**Exercise**
Do any lines in the data below contain "chart"? If so, copy every one of them.

**Exercise inputs**
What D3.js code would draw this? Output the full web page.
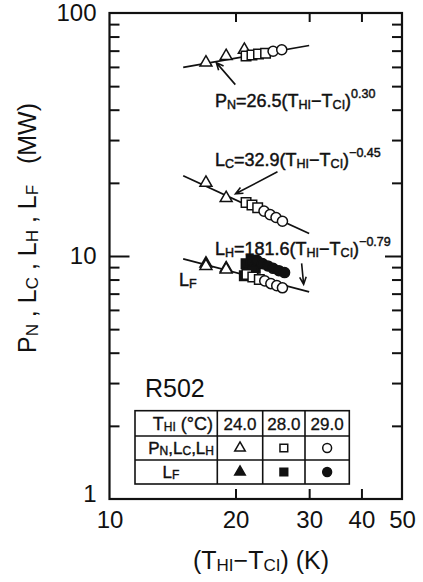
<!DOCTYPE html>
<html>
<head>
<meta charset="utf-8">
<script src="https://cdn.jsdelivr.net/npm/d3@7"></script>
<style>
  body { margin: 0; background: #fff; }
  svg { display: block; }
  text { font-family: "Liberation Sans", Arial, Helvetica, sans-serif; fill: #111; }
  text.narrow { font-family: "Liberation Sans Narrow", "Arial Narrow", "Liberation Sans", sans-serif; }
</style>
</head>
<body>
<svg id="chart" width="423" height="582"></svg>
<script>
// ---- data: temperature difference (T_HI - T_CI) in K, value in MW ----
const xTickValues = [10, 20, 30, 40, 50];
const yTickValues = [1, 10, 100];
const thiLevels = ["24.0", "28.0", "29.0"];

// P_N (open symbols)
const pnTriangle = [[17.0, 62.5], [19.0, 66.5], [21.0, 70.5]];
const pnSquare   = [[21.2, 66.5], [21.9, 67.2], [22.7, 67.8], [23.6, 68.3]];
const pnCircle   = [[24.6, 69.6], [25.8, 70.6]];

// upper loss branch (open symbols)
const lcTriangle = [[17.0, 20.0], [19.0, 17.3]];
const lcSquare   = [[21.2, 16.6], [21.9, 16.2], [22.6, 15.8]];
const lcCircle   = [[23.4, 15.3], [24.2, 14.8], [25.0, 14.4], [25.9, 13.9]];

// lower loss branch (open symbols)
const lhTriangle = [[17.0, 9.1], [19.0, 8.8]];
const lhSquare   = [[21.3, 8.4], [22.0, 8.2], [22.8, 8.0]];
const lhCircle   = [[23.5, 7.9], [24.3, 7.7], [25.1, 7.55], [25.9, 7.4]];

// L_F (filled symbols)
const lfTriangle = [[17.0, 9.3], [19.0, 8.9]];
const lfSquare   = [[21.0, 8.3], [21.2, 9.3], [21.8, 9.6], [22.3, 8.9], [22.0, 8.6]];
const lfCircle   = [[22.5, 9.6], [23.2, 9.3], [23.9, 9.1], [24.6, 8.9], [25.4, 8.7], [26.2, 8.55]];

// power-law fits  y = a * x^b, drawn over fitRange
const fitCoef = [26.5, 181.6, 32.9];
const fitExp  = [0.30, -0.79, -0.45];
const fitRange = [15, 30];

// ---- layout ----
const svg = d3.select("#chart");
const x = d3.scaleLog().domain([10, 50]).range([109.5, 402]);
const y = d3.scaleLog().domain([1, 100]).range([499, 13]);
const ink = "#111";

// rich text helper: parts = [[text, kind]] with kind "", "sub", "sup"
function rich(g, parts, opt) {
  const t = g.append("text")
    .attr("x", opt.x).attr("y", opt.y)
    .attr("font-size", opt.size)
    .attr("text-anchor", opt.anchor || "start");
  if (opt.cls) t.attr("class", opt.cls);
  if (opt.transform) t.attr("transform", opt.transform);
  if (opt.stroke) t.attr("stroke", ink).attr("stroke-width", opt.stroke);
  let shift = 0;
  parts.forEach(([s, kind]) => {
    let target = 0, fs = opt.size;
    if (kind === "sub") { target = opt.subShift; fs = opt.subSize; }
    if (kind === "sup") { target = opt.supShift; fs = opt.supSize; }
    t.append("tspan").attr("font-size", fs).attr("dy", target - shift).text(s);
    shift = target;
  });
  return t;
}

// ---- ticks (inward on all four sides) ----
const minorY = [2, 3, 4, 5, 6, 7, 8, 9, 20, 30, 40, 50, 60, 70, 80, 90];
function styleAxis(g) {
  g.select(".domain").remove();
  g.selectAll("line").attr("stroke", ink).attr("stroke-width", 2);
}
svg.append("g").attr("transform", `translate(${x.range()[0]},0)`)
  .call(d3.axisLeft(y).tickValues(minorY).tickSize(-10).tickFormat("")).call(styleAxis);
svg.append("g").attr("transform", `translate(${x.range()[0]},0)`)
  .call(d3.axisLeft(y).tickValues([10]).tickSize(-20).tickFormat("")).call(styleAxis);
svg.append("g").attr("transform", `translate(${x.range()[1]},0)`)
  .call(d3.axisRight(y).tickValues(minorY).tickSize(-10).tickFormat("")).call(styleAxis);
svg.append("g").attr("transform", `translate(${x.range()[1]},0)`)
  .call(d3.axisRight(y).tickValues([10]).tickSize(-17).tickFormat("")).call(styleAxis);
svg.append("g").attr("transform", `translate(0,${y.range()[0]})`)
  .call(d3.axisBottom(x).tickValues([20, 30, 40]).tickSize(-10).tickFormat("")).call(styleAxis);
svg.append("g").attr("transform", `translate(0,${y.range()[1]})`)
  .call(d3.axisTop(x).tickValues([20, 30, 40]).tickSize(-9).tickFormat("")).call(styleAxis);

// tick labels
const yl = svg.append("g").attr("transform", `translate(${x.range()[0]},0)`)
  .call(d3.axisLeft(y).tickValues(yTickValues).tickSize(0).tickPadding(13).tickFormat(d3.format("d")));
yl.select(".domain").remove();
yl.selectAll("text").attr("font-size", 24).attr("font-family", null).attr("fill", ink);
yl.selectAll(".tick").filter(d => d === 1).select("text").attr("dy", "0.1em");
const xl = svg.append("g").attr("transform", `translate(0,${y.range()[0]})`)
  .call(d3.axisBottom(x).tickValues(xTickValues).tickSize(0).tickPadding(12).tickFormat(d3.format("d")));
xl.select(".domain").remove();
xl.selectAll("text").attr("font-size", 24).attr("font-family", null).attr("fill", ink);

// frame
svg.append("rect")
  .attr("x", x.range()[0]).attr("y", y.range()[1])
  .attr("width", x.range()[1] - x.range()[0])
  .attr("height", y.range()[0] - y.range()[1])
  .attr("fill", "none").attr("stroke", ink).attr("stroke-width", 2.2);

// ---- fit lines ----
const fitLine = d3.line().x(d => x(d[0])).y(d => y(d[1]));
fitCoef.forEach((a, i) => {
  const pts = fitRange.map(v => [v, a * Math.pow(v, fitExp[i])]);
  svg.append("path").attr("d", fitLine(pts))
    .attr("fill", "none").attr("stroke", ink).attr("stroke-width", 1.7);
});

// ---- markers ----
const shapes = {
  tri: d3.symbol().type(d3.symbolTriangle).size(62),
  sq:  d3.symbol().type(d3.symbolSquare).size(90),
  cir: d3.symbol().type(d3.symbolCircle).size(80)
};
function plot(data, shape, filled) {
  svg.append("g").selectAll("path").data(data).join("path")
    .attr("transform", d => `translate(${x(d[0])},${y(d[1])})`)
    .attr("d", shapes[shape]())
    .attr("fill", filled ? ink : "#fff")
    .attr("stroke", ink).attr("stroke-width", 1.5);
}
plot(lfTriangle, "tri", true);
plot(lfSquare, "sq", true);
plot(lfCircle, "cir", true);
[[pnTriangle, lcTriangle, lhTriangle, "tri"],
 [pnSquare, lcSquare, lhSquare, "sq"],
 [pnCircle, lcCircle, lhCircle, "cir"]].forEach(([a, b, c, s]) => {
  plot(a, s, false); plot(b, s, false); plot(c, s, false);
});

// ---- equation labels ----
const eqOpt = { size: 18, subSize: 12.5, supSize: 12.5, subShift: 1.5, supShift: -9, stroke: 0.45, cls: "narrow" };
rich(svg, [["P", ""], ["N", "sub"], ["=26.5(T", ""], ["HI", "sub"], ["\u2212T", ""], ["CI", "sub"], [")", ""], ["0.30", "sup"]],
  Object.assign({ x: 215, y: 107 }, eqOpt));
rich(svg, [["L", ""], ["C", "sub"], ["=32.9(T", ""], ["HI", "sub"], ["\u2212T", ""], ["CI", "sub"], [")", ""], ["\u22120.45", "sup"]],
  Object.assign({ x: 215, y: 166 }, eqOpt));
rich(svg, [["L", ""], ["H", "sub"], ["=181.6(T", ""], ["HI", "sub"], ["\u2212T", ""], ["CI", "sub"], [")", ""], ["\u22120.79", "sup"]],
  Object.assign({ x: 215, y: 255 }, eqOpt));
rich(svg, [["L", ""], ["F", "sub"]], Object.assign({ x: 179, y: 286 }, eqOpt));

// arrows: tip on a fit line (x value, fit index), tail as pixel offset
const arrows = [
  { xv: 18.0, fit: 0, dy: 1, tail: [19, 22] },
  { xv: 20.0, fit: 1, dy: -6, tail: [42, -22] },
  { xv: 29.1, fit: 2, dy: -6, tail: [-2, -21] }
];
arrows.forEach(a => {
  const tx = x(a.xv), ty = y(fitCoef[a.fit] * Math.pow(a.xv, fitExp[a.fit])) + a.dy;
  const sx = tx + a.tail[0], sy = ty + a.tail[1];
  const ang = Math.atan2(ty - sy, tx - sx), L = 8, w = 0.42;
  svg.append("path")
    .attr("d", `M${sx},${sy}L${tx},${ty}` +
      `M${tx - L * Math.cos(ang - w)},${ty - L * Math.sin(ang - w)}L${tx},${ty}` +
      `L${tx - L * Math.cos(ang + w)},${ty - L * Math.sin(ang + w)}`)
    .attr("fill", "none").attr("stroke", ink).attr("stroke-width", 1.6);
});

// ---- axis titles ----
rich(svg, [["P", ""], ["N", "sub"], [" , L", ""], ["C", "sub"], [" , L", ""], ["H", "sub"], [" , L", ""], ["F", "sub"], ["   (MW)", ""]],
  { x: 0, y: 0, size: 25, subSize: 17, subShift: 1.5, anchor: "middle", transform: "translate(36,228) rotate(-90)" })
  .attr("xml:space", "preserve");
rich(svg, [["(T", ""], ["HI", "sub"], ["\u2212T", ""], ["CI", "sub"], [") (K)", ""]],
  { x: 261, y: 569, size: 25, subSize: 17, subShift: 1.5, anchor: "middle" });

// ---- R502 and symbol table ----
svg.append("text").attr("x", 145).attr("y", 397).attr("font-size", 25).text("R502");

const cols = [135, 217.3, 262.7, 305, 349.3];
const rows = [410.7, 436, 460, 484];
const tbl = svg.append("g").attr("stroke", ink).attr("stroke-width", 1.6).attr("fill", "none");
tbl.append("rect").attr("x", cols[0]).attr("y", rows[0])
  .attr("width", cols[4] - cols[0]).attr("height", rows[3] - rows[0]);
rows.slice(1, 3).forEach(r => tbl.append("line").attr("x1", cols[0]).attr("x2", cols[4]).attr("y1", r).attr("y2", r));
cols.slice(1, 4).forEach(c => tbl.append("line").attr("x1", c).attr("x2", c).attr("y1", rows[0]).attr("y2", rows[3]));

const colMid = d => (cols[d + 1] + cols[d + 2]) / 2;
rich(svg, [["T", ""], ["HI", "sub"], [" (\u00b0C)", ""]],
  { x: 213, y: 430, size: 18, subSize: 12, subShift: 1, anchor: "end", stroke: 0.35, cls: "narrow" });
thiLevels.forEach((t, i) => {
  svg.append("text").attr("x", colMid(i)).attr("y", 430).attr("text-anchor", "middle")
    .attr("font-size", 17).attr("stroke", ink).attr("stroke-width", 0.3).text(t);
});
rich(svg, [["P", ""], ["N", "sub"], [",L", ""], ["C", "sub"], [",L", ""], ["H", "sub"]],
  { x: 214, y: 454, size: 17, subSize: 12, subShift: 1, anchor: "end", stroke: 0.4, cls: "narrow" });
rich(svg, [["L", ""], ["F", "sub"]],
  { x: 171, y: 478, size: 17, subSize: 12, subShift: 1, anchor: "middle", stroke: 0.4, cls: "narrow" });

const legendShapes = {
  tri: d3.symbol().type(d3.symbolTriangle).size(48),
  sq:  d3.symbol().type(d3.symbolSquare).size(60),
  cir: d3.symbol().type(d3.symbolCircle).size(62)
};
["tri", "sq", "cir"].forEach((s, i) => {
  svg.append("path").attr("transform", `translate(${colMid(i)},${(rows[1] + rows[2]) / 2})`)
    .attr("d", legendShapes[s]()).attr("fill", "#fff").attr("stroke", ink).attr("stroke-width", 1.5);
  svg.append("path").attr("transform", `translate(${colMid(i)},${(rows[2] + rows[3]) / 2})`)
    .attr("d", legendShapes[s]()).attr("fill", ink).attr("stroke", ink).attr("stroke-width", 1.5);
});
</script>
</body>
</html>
...
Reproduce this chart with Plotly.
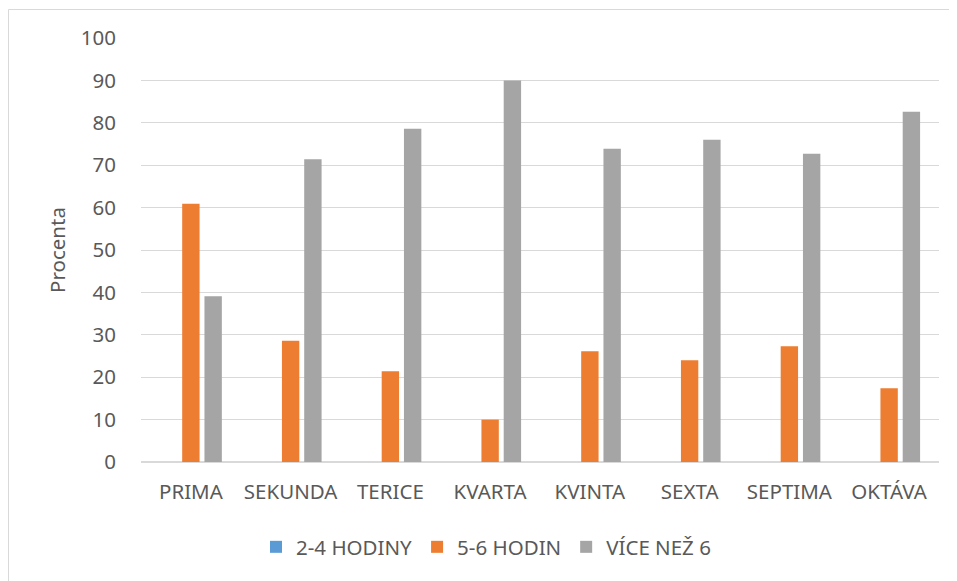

**Answer**
<svg id="chart" width="423" height="582"></svg>
const svg = d3.select("#chart");
Reproduce this chart with Plotly.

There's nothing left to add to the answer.